“We should preach the gospel to unchurched folk, but give teaching to church people.”
I grew up going to two church services on a Sunday. One was for the church people. One was supposedly for the unchurched people. This second service always included a sermon that was a basic gospel presentation. Whether or not there actually were unchurched folk there is not the point. 6:30pm was the time for a gospel presentation.
But can we make, or indeed, should we make, such a strong distinction? I am not convinced. The reason is because I have heard enough preaching that is supposed to be “teaching” to realize that believers need gospel preaching more than something entirely different.
Too many have dumbed down the gospel to a transactional deal struck between God and the sinner at the point of conversion, which then recedes into the background as the new believer now learns to implement their responsibility with good moral teaching from the Bible. Learn this lesson. Apply this truth. Heed this warning. Follow this example. But gospel-less instruction can really start to sound like something other than Christianity.
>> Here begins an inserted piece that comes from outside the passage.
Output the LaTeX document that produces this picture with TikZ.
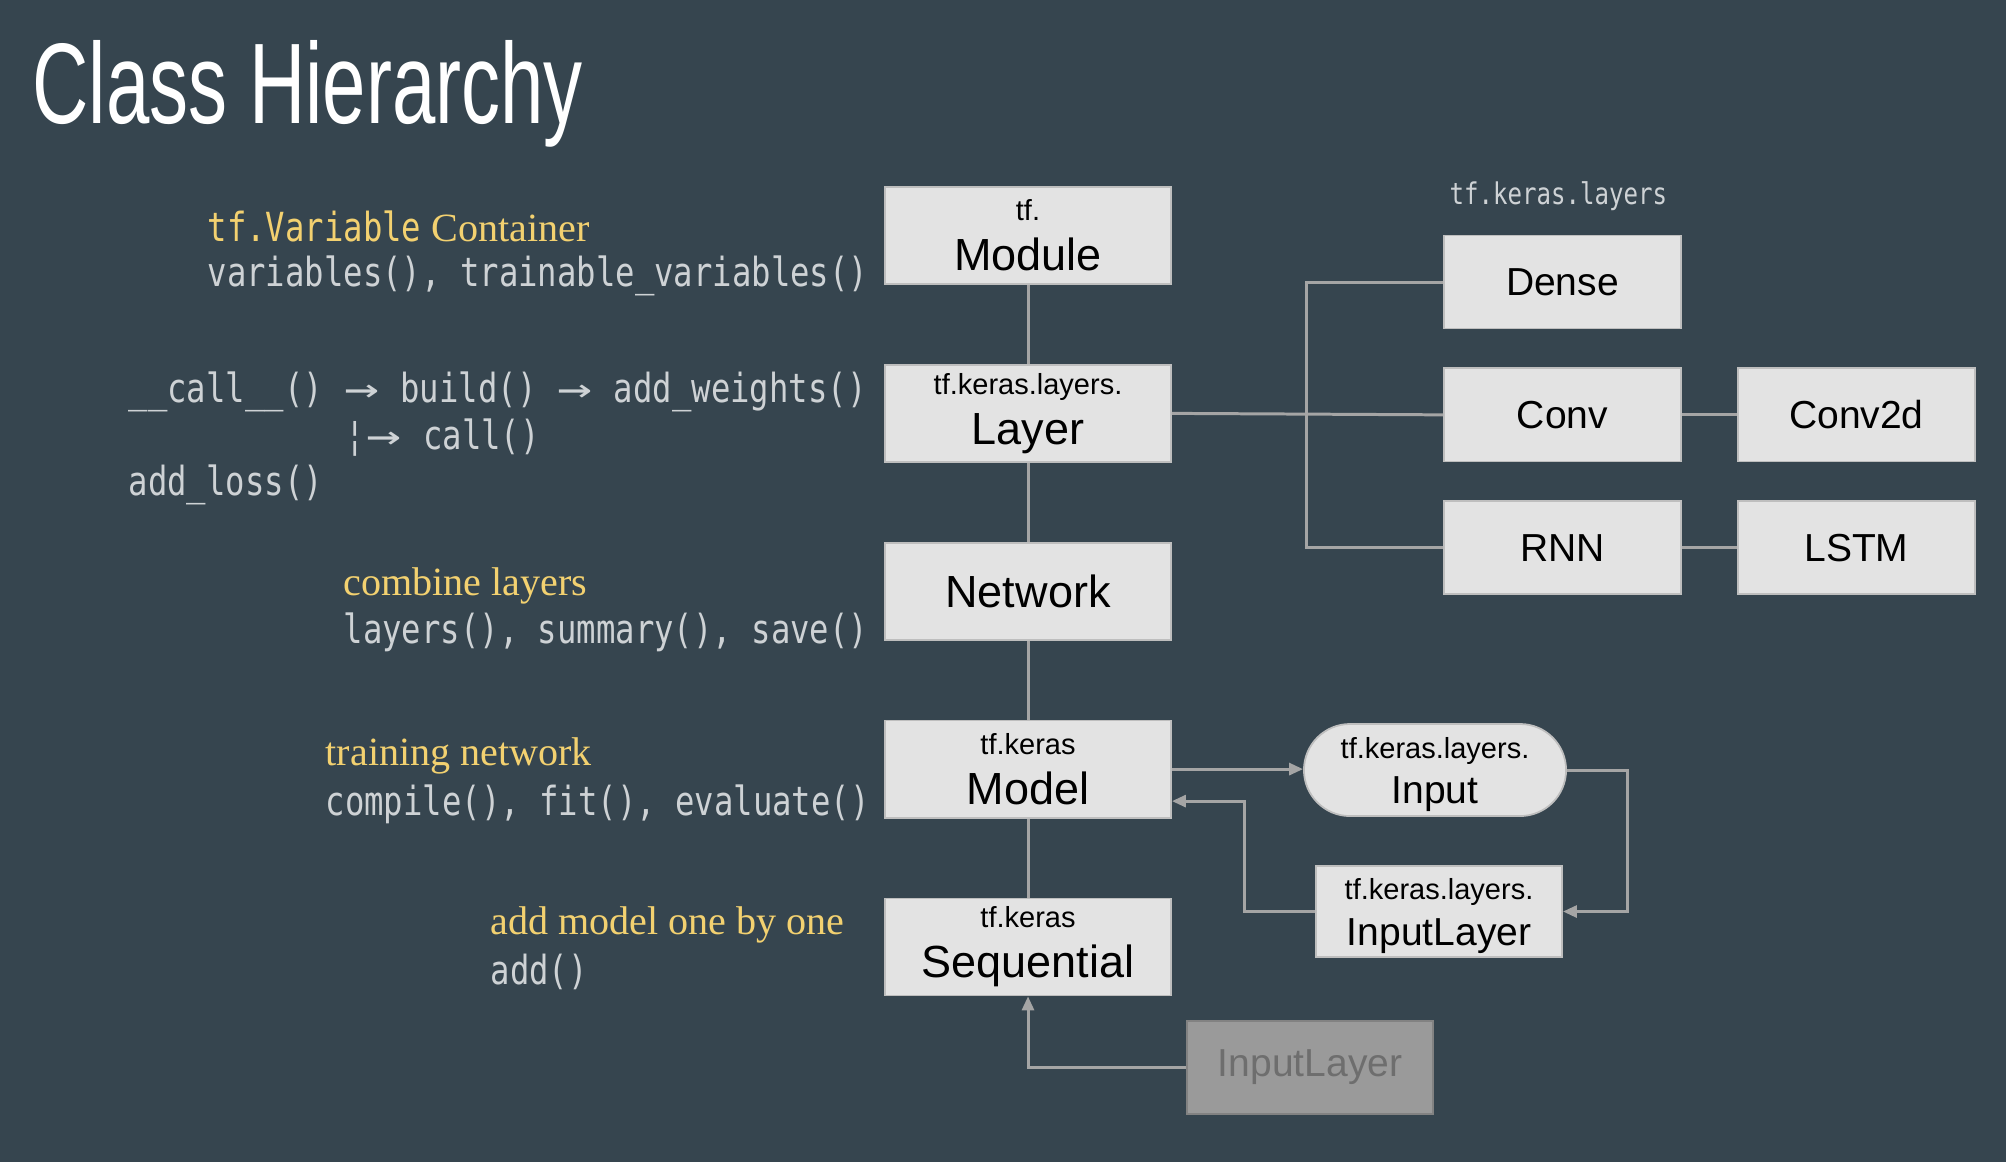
\documentclass[tikz,border=0pt]{standalone}
\usepackage{fontspec}
\setmainfont{Liberation Sans}
\newfontfamily\titlefont[FakeStretch=0.68]{Liberation Sans}
\newfontfamily\codefont[FakeStretch=0.805]{DejaVu Sans Mono}
\newfontfamily\notefont{Liberation Serif}
\usepackage{xcolor}
\usepackage{tikz}
\usetikzlibrary{arrows.meta,positioning}

\definecolor{slide}{RGB}{54,69,79}
\definecolor{boxfill}{RGB}{227,227,227}
\definecolor{boxline}{RGB}{190,190,190}
\definecolor{wire}{RGB}{165,165,165}
\definecolor{codegray}{RGB}{206,210,213}
\definecolor{noteyellow}{RGB}{243,209,112}
\definecolor{ghostfill}{RGB}{154,154,154}
\definecolor{ghostline}{RGB}{130,130,130}
\definecolor{ghosttext}{RGB}{110,110,110}

\newcommand\tfpre[1]{{\fontsize{8.25pt}{9pt}\selectfont #1}}
\newcommand\tfprelow[1]{{\fontsize{8.25pt}{9pt}\selectfont\rule{0pt}{0.3cm}#1}}
\newcommand\longto{\makebox[0.386cm]{\scalebox{1.8}[1]{→}}}
\newcommand\us{\char"5F\relax}

\begin{document}
\begin{tikzpicture}[
x=0.01cm, y=-0.01cm,
node distance=0.79cm and 0.55cm,
box/.style={draw=boxline, fill=boxfill, line width=0.5pt, inner sep=0pt, align=center, text=black, minimum width=2.86cm, minimum height=0.97cm, font=\fontsize{12.8pt}{14.2pt}\selectfont},
sbox/.style={box, minimum width=2.37cm, minimum height=0.93cm, font=\fontsize{11.1pt}{13pt}\selectfont},
code/.style={anchor=west, inner sep=0pt, text=codegray, font=\codefont\fontsize{11.4pt}{13pt}\selectfont},
note/.style={anchor=west, inner sep=0pt, text=noteyellow, font=\notefont\fontsize{11.4pt}{13pt}\selectfont},
line/.style={draw=wire, line width=0.85pt},
arr/.style={line, -{Triangle[length=1.4mm, width=1.2mm]}}
]
\fill[slide] (0,0) rectangle (2006,1162);
\useasboundingbox (0,0) rectangle (2006,1162);

\node[anchor=base west, inner sep=0pt, text=white, font=\titlefont\fontsize{32.6pt}{36pt}\selectfont] (title) at (32,123) {Class Hierarchy};

% main column
\node[box] (mod) at (1028,235.5) {\tfpre{tf.}\\Module};
\node[box, below=of mod] (lay) {\tfpre{tf.keras.layers.}\\Layer};
\node[box, below=of lay] (net) {Network};
\node[box, below=of net] (mdl) {\tfpre{tf.keras}\\Model};
\node[box, below=of mdl] (seq) {\tfpre{tf.keras}\\Sequential};

% layers
\node[code, font=\codefont\fontsize{8.5pt}{10pt}\selectfont] (kl) at (1449,196) {tf.keras.layers};
\node[sbox] (dense) at (1562.5,282) {Dense};
\node[sbox, below=0.38cm of dense] (conv) {Conv};
\node[sbox, below=0.38cm of conv] (rnn) {RNN};
\node[sbox, right=of conv] (conv2d) {Conv2d};
\node[sbox, right=of rnn] (lstm) {LSTM};

% inputs
\node[sbox, rounded corners=0.46cm, minimum width=2.62cm, minimum height=0.92cm] (inp) at (1435,770) {\tfprelow{tf.keras.layers.}\\Input};
\node[sbox, minimum width=2.46cm, minimum height=0.91cm] (inl) at (1439,911.5) {\tfprelow{tf.keras.layers.}\\InputLayer};
\node[sbox, minimum width=2.46cm, fill=ghostfill, draw=ghostline, text=ghosttext] (ginl) at (1310,1067.5) {InputLayer};

% notes
\node[note] (varc) at (207,226) {{\codefont tf.Variable} Container};
\node[code] (varm) at (207,276) {variables(), trainable\us variables()};
\node[code] (callm) at (128,392) {\us\us call\us\us() \longto{} build() \longto{} add\us weights()};
\node[code] (callb) at (345,438) {¦\longto{} call()};
\node[code] (lossm) at (128,485) {add\us loss()};
\node[note] (combc) at (343,586) {combine layers};
\node[code] (combm) at (343,632) {layers(), summary(), save()};
\node[note] (trainc) at (325,756) {training network};
\node[code] (trainm) at (325,804) {compile(), fit(), evaluate()};
\node[note] (addc) at (490,925) {add model one by one};
\node[code] (addm) at (490,972) {add()};

% connectors
\draw[line] (mod) -- (lay);
\draw[line] (lay) -- (net);
\draw[line] (net) -- (mdl);
\draw[line] (mdl) -- (seq);
\coordinate (fork) at (1306,414);
\draw[line] (lay.east) -- (conv.west);
\draw[line] (dense.west) -| (fork) |- (rnn.west);
\draw[line] (conv) -- (conv2d);
\draw[line] (rnn) -- (lstm);
\draw[arr] (mdl.east) -- (mdl.east -| inp.west);
\draw[arr] (inp.east) -- ++(61,0) |- (inl.east);
\draw[arr] (inl.west) -- ++(-71,0) |- ([yshift=-0.32cm]mdl.east);
\draw[arr] (ginl.west) -| (seq.south);
\end{tikzpicture}
\end{document}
Paul warned the Galatians when they started to think there was something more for them than an ongoing application of the gospel.
What about meat? Indeed, we should move on to meat instead of milk. How meaty do you want your gospel? But to move from gospel to something non-gospel is not progress, it is moving backwards into the fleshly world of religion. This is why some preaching could easily pass for instruction in another religion . . . responsibility-preaching will always appeal to the flesh, but it won’t be Christian. Some closing thoughts:
1. Preach the gospel to whoever is present, whatever stage of faith they may be at. The lost need it, and so do we. But preach the full, clear gospel, not a paper thin pale reflection of the real deal.
2. Since the gospel is at the core of instruction for believers, this means that every week can be both teaching for the believers and accessible for visitors. Special guest events can be great, but visitors may return the next Sunday, or they might even just show up on a random Sunday. Make every week seeker-safe.
3. Beware of the false “meat” of heavyweight responsibility preaching, or purely informational educative preaching. It seems more meaty to raise the bar and pressure people to perform better, or to edify their intellect through an educational presentation . . . but our biblical preaching should be driving the gospel deeper into a life, not taking people away from the gospel – that is never progress.